#### EXERCISE INSTRUCTIONS
Copy out every line that contains "Give".

#### RECORDS SUPPLIED
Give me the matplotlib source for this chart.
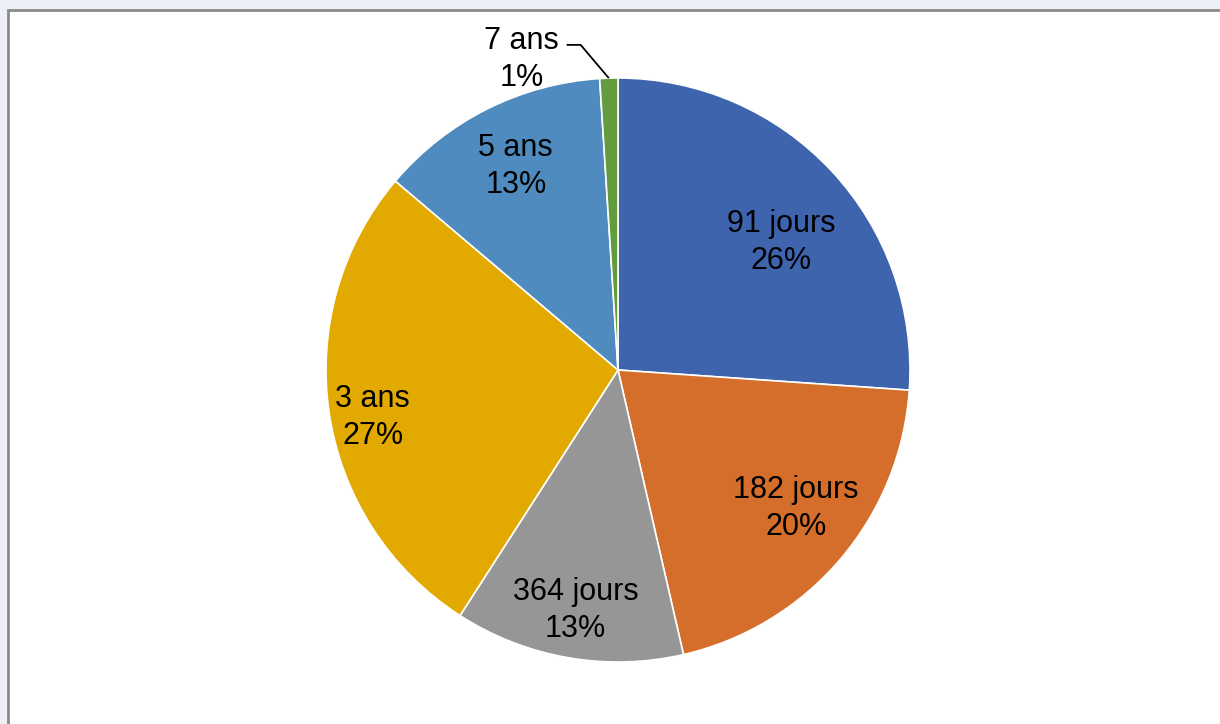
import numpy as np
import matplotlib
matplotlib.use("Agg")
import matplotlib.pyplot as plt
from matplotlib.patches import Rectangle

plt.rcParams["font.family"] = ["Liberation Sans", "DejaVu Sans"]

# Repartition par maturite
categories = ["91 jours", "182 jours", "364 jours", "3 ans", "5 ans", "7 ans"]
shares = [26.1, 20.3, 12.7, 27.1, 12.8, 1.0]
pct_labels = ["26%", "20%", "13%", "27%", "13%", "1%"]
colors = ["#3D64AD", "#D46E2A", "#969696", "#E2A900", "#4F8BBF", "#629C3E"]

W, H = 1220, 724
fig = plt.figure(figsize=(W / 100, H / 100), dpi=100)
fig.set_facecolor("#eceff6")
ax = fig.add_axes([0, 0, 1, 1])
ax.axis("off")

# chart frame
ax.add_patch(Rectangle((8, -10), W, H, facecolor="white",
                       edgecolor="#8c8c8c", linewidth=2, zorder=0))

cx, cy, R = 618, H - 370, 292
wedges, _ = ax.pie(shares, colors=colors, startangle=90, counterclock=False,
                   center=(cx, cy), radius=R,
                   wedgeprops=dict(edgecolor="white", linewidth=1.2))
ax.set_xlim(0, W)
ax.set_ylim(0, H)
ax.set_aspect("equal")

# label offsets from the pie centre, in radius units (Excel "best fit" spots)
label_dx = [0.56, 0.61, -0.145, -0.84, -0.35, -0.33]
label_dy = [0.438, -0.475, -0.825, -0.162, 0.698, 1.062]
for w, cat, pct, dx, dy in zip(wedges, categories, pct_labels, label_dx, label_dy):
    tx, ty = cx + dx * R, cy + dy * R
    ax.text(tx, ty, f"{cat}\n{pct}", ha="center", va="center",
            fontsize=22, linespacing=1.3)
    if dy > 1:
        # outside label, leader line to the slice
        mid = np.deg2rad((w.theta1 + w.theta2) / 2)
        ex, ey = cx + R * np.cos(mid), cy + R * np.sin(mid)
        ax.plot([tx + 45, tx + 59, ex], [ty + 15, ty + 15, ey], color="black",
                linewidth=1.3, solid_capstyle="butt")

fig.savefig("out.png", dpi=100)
...
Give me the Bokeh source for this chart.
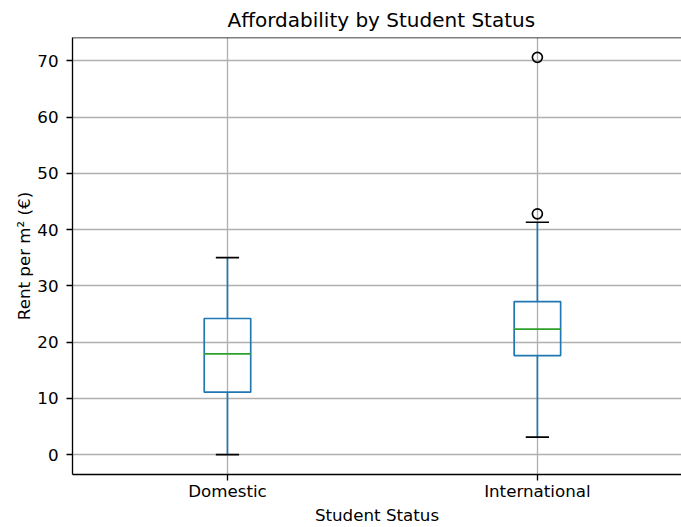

#### COMPLETED EXERCISE
Give me the matplotlib source for this chart.
Give me the Bokeh source for this chart.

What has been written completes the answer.